• _TASK PROMPT_
Quote all lines below exactly. Images stay out.
# Start of MATERIAL
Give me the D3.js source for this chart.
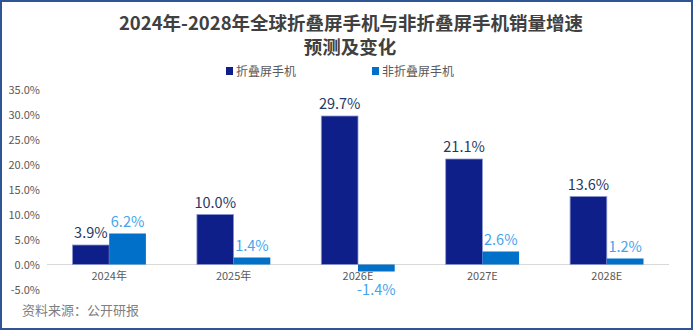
<!DOCTYPE html>
<html><head><meta charset="utf-8">
<script src="https://cdn.jsdelivr.net/npm/d3@7"></script>
<style>body{margin:0;background:#fff;}svg{display:block;}</style>
</head><body><svg id="c" width="694" height="331"></svg>
<script>
const categories = ["2024年","2025年","2026E","2027E","2028E"];
const foldable = [3.9, 10.0, 29.7, 21.1, 13.6];
const nonFoldable = [6.2, 1.4, -1.4, 2.6, 1.2];
const seriesNames = ["折叠屏手机","非折叠屏手机"];
const yTicks = [-5,0,5,10,15,20,25,30,35];

const svg = d3.select("#c");
const font = "'Microsoft YaHei','Noto Sans CJK SC',sans-serif";
svg.append("rect").attr("x",1).attr("y",1).attr("width",691).attr("height",328)
  .attr("fill","#fff").attr("stroke","#2f5597").attr("stroke-width",2);

svg.append("text").attr("x",351).attr("y",30).attr("text-anchor","middle")
  .attr("font-family",font).attr("font-size",18.5).attr("font-weight","bold").attr("fill","#404040")
  .text("2024年-2028年全球折叠屏手机与非折叠屏手机销量增速");
svg.append("text").attr("x",350).attr("y",54).attr("text-anchor","middle")
  .attr("font-family",font).attr("font-size",18.5).attr("font-weight","bold").attr("fill","#404040")
  .text("预测及变化");

const colors = ["#0f1f8a","#0070c8"];
const labelColors = ["#1f3864","#45a4ee"];
const legendX = [226, 372];
seriesNames.forEach((n,i)=>{
  svg.append("rect").attr("x",legendX[i]).attr("y",67).attr("width",7).attr("height",8).attr("fill",colors[i]);
  svg.append("text").attr("x",legendX[i]+10).attr("y",75.5).attr("font-family",font).attr("font-size",12)
    .attr("fill","#595959").text(n);
});

const x = d3.scaleBand().domain(categories).range([47,669]).paddingInner(0.41).paddingOuter(0.205);
const y = d3.scaleLinear().domain([-5,35]).range([289.5,89.5]);
const xs = d3.scaleBand().domain([0,1]).range([0,x.bandwidth()]);

const yAxis = svg.append("g").attr("transform","translate(44,0)")
  .call(d3.axisLeft(y).tickValues(yTicks).tickFormat(d=>d.toFixed(1)+"%").tickSize(0).tickPadding(4));
yAxis.select(".domain").remove();
yAxis.selectAll("text").attr("font-family",font).attr("font-size",11).attr("fill","#595959");

svg.append("line").attr("x1",47).attr("x2",669).attr("y1",y(0)).attr("y2",y(0))
  .attr("stroke","#d9d9d9").attr("stroke-width",1);

const xAxis = svg.append("g").attr("transform",`translate(0,${y(0)})`)
  .call(d3.axisBottom(x).tickSize(0).tickPadding(8));
xAxis.select(".domain").remove();
xAxis.selectAll("text").attr("font-family",font).attr("font-size",11).attr("fill","#595959");

[foldable, nonFoldable].forEach((vals,si)=>{
  const g = svg.append("g");
  g.selectAll("rect").data(vals).join("rect")
    .attr("x",(d,i)=>x(categories[i])+xs(si))
    .attr("width",xs.bandwidth())
    .attr("y",d=>y(Math.max(0,d)))
    .attr("height",d=>Math.abs(y(d)-y(0)))
    .attr("fill",colors[si])
    .attr("stroke",si===0?"#8a96cf":"none").attr("stroke-width",0.8);
  g.selectAll("text").data(vals).join("text")
    .attr("x",(d,i)=>x(categories[i])+xs(si)+xs.bandwidth()/2)
    .attr("y",d=> d>=0 ? y(d)-7 : y(d)+23)
    .attr("text-anchor","middle").attr("font-family",font).attr("font-size",14.5)
    .attr("fill",labelColors[si]).text(d=>d.toFixed(1)+"%");
});

svg.append("text").attr("x",22).attr("y",315).attr("font-family",font).attr("font-size",13)
  .attr("fill","#7f7f7f").text("资料来源：公开研报");
</script></body></html>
# End of MATERIAL
• _WORKED SOLUTION_
Give me the D3.js source for this chart.
<!DOCTYPE html>
<html><head><meta charset="utf-8">
<script src="https://cdn.jsdelivr.net/npm/d3@7"></script>
<style>body{margin:0;background:#fff;}svg{display:block;}</style>
</head><body><svg id="c" width="694" height="331"></svg>
<script>
const categories = ["2024年","2025年","2026E","2027E","2028E"];
const foldable = [3.9, 10.0, 29.7, 21.1, 13.6];
const nonFoldable = [6.2, 1.4, -1.4, 2.6, 1.2];
const seriesNames = ["折叠屏手机","非折叠屏手机"];
const yTicks = [-5,0,5,10,15,20,25,30,35];

const svg = d3.select("#c");
const font = "'Microsoft YaHei','Noto Sans CJK SC',sans-serif";
svg.append("rect").attr("x",1).attr("y",1).attr("width",691).attr("height",328)
  .attr("fill","#fff").attr("stroke","#2f5597").attr("stroke-width",2);

svg.append("text").attr("x",351).attr("y",30).attr("text-anchor","middle")
  .attr("font-family",font).attr("font-size",18.5).attr("font-weight","bold").attr("fill","#404040")
  .text("2024年-2028年全球折叠屏手机与非折叠屏手机销量增速");
svg.append("text").attr("x",350).attr("y",54).attr("text-anchor","middle")
  .attr("font-family",font).attr("font-size",18.5).attr("font-weight","bold").attr("fill","#404040")
  .text("预测及变化");

const colors = ["#0f1f8a","#0070c8"];
const labelColors = ["#1f3864","#45a4ee"];
const legendX = [226, 372];
seriesNames.forEach((n,i)=>{
  svg.append("rect").attr("x",legendX[i]).attr("y",67).attr("width",7).attr("height",8).attr("fill",colors[i]);
  svg.append("text").attr("x",legendX[i]+10).attr("y",75.5).attr("font-family",font).attr("font-size",12)
    .attr("fill","#595959").text(n);
});

const x = d3.scaleBand().domain(categories).range([47,669]).paddingInner(0.41).paddingOuter(0.205);
const y = d3.scaleLinear().domain([-5,35]).range([289.5,89.5]);
const xs = d3.scaleBand().domain([0,1]).range([0,x.bandwidth()]);

const yAxis = svg.append("g").attr("transform","translate(44,0)")
  .call(d3.axisLeft(y).tickValues(yTicks).tickFormat(d=>d.toFixed(1)+"%").tickSize(0).tickPadding(4));
yAxis.select(".domain").remove();
yAxis.selectAll("text").attr("font-family",font).attr("font-size",11).attr("fill","#595959");

svg.append("line").attr("x1",47).attr("x2",669).attr("y1",y(0)).attr("y2",y(0))
  .attr("stroke","#d9d9d9").attr("stroke-width",1);

const xAxis = svg.append("g").attr("transform",`translate(0,${y(0)})`)
  .call(d3.axisBottom(x).tickSize(0).tickPadding(8));
xAxis.select(".domain").remove();
xAxis.selectAll("text").attr("font-family",font).attr("font-size",11).attr("fill","#595959");

[foldable, nonFoldable].forEach((vals,si)=>{
  const g = svg.append("g");
  g.selectAll("rect").data(vals).join("rect")
    .attr("x",(d,i)=>x(categories[i])+xs(si))
    .attr("width",xs.bandwidth())
    .attr("y",d=>y(Math.max(0,d)))
    .attr("height",d=>Math.abs(y(d)-y(0)))
    .attr("fill",colors[si])
    .attr("stroke",si===0?"#8a96cf":"none").attr("stroke-width",0.8);
  g.selectAll("text").data(vals).join("text")
    .attr("x",(d,i)=>x(categories[i])+xs(si)+xs.bandwidth()/2)
    .attr("y",d=> d>=0 ? y(d)-7 : y(d)+23)
    .attr("text-anchor","middle").attr("font-family",font).attr("font-size",14.5)
    .attr("fill",labelColors[si]).text(d=>d.toFixed(1)+"%");
});

svg.append("text").attr("x",22).attr("y",315).attr("font-family",font).attr("font-size",13)
  .attr("fill","#7f7f7f").text("资料来源：公开研报");
</script></body></html>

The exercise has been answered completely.